Home > Uncategorized > ABC Online – “Adoption double standards rile locals” by Annie Guest

ABC Online – “Adoption double standards rile locals” by Annie Guest

Advocates for adoption want the Government to consider anomalies in the law that seem to give a special advantage to Australians living overseas.

New figures on adoption show that Australians are continuing to adopt more children from overseas countries than at home.

For people living here and adopting overseas there is one set of rules, but if you live elsewhere for a year or more, Australia’s adoption laws do not necessarily apply.

Adoption advocates are using the new statistics to renew calls for more liberal laws, including allowing same-sex and single parents to apply.

A Federal Government review is currently underway.

It is well-known that there are many more Australians who would like to adopt children than there are children available for adoption.

But if there is any doubt, the situation is made clear in the latest report by the Australian Institute of Health and Welfare (AIHW).

Institute Child and Youth Welfare unit head, Tim Beard, says the number of children available for adoption has dropped significantly.

"The number of children overall – not just in Australia but also inter-country – has fallen quite dramatically from a peak of around about 10,000 in the early 1970s," he said.

"Now there’s only just over 400 overall.
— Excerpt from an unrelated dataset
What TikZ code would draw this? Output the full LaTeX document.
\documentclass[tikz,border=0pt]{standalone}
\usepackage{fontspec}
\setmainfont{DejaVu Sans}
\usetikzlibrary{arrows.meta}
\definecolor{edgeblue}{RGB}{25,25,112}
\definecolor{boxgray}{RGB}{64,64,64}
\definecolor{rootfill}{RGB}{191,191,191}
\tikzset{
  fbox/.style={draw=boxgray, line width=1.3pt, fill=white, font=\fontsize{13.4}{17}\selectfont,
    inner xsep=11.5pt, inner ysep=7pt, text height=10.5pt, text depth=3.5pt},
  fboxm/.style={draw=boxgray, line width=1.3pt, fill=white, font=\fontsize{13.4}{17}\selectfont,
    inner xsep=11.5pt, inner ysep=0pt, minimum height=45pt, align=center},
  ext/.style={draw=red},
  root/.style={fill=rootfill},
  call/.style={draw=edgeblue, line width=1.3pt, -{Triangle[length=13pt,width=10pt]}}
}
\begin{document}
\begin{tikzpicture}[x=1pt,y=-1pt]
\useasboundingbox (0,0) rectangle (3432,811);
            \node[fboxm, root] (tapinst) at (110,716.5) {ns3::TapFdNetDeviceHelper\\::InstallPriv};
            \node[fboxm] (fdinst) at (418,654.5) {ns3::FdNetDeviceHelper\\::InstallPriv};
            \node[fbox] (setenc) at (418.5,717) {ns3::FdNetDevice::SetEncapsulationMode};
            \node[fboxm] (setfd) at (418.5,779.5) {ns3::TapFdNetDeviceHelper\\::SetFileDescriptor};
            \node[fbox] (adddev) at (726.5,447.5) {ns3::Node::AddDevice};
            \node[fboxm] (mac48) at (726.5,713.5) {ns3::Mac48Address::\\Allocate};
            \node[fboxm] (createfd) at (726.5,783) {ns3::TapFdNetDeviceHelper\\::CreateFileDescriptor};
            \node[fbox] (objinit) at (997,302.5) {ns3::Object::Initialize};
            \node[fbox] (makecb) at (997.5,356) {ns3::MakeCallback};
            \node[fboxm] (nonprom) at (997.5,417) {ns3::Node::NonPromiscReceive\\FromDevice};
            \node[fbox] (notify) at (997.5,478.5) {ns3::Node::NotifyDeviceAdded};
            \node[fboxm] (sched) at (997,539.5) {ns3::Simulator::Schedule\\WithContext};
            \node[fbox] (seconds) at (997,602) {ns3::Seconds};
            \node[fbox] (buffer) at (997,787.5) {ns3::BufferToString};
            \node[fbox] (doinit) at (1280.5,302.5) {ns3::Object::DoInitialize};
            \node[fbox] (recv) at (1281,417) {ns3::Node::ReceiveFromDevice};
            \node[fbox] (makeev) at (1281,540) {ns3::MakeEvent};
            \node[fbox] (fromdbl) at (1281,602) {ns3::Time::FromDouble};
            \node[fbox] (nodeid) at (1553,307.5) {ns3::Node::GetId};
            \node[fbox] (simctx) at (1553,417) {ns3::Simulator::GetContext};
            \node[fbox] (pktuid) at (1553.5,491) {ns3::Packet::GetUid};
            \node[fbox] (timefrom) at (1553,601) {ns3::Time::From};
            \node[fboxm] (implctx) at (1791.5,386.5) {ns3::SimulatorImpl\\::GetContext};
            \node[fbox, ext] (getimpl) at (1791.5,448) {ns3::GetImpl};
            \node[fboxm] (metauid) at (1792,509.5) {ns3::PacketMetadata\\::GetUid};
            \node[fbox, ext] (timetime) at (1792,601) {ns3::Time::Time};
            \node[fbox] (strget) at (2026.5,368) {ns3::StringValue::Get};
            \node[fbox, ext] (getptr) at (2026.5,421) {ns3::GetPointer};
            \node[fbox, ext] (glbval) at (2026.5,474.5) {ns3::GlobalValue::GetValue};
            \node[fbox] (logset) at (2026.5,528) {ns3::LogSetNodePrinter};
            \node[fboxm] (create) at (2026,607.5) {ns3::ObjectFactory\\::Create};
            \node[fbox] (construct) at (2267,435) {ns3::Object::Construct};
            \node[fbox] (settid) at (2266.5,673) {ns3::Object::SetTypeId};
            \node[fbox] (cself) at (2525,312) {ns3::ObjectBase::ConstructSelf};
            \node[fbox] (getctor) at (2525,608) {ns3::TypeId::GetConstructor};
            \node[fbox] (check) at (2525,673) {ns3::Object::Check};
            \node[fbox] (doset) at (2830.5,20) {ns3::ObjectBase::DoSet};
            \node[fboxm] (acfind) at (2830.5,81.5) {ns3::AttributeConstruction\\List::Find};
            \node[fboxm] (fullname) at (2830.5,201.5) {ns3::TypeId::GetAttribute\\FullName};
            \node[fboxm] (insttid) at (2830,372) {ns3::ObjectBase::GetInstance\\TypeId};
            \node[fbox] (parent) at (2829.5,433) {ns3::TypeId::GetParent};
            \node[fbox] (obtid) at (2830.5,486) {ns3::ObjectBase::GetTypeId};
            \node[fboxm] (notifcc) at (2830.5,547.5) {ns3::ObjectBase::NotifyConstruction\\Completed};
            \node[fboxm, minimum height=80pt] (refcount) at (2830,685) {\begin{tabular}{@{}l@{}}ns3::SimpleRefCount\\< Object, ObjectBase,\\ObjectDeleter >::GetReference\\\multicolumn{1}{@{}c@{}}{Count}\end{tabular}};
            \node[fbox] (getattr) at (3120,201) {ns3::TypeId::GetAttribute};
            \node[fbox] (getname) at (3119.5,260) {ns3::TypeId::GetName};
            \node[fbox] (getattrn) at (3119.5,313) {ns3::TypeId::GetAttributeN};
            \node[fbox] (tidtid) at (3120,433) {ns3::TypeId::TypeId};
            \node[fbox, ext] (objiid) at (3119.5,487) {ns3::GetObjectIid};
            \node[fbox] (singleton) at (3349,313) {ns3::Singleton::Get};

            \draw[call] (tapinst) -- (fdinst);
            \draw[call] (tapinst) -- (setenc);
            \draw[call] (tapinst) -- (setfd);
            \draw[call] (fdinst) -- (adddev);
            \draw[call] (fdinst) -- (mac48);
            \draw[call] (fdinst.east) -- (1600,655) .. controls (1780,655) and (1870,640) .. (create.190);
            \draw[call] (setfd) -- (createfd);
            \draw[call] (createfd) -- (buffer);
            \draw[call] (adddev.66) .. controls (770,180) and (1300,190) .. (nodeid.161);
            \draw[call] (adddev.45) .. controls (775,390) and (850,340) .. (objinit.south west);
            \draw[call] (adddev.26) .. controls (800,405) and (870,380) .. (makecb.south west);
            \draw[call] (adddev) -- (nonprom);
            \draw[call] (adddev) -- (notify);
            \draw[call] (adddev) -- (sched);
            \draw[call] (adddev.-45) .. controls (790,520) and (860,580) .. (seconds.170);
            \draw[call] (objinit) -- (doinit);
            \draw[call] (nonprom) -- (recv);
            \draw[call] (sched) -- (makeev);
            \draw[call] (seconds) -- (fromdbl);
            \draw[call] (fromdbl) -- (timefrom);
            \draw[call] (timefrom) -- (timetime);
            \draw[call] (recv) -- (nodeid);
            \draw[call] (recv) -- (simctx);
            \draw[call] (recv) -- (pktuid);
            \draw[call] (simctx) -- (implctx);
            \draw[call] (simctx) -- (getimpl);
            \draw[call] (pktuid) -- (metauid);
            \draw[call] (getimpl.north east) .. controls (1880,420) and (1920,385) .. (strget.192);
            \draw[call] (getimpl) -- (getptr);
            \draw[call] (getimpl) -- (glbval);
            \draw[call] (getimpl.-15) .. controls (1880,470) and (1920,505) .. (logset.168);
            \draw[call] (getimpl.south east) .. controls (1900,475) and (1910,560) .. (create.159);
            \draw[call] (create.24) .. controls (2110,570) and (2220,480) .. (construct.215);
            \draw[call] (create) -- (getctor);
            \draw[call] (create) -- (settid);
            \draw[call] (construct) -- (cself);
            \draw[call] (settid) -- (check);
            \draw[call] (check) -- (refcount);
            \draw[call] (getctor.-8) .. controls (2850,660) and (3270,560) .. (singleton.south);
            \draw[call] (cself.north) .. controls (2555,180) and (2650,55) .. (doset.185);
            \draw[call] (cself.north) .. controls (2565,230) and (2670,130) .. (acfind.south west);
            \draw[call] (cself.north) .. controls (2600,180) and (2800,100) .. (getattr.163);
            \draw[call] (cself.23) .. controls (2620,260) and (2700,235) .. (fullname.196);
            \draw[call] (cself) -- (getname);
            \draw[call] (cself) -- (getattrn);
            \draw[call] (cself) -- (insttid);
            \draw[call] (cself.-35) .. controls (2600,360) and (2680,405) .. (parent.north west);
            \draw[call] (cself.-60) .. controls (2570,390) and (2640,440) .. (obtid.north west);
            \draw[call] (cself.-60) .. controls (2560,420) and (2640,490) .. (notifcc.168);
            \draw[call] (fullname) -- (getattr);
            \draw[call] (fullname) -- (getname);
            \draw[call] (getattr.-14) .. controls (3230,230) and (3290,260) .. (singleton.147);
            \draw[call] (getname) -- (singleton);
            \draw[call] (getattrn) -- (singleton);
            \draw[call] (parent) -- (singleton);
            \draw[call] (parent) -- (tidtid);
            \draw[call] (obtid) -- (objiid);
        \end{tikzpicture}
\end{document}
There’s a range of reasons and it’s quite a complicated set of situations.

"But there’s things such as more effective birth control available nowadays than there was say 25 to 30 years ago, also family planning centres and sexual education classes are becoming more prominent.

"There’s also changing social views on the ideas of parenthood and raising children. For example, the idea of raising children outside of marriage in Australia nowadays is much more acceptable.

"And also there’s the development of things such as IVF."

He says of the 441 children available for adoption, only about 40 per cent were born in Australia.

Foreign country adoptions

Australia has inter-country adoption arrangements with 14 foreign governments, with most of the children coming from four places.

About a quarter are adopted from China, 17 per cent from the Philippines and the same from South Korea, and about 14 per cent are from Ethiopia.

"Since about the mid 1990s we’ve seen fairly stable trends in those countries," says Mr Beard.

"That’s really due to the formal arrangements that we have in place with those countries that have been set up through the policy departments."

However adoptions from Ethiopia were suspended by the Federal Government late last year after concerns about a request from Ethiopia that Australia enter into a formal aid agreement as part of the arrangement.

It has left a lot of prospective adoptive parents very upset.

‘Stolen children’ scandal

The Government says a review is continuing, as is an examination of arrangements with some providers in India after a scandal over alleged stolen children.

Adoption advocate Trevor Jordan from the group Jigsaw supports the Government’s caution.

"While the parents are experiencing a great deal of anxiety, child-centred policy is very important in this area," he said.

"Our experience in the last 10, 20 years of inter-country adoption is that if we don’t attend to good process and market forces take over, people will exploit the situation."

Meanwhile, there is another statistic not included in the figures: another 112 children adopted from foreign countries.

That is achieved by people living overseas for at least a year and therefore not being governed by Australian law. It might include same-sex couples or single people.

Mr Jordan says the laws should be more liberal here anyway.

"In places like the US for example same-sex couples and single parents have stepped up to the breach to provide permanent families for those children," he said.

"People make general rules about what’s desirable for a family, but if the overall goal is to see that adoption is about finding families for children and not children for families, then we look at our eligibility criteria somewhat differently."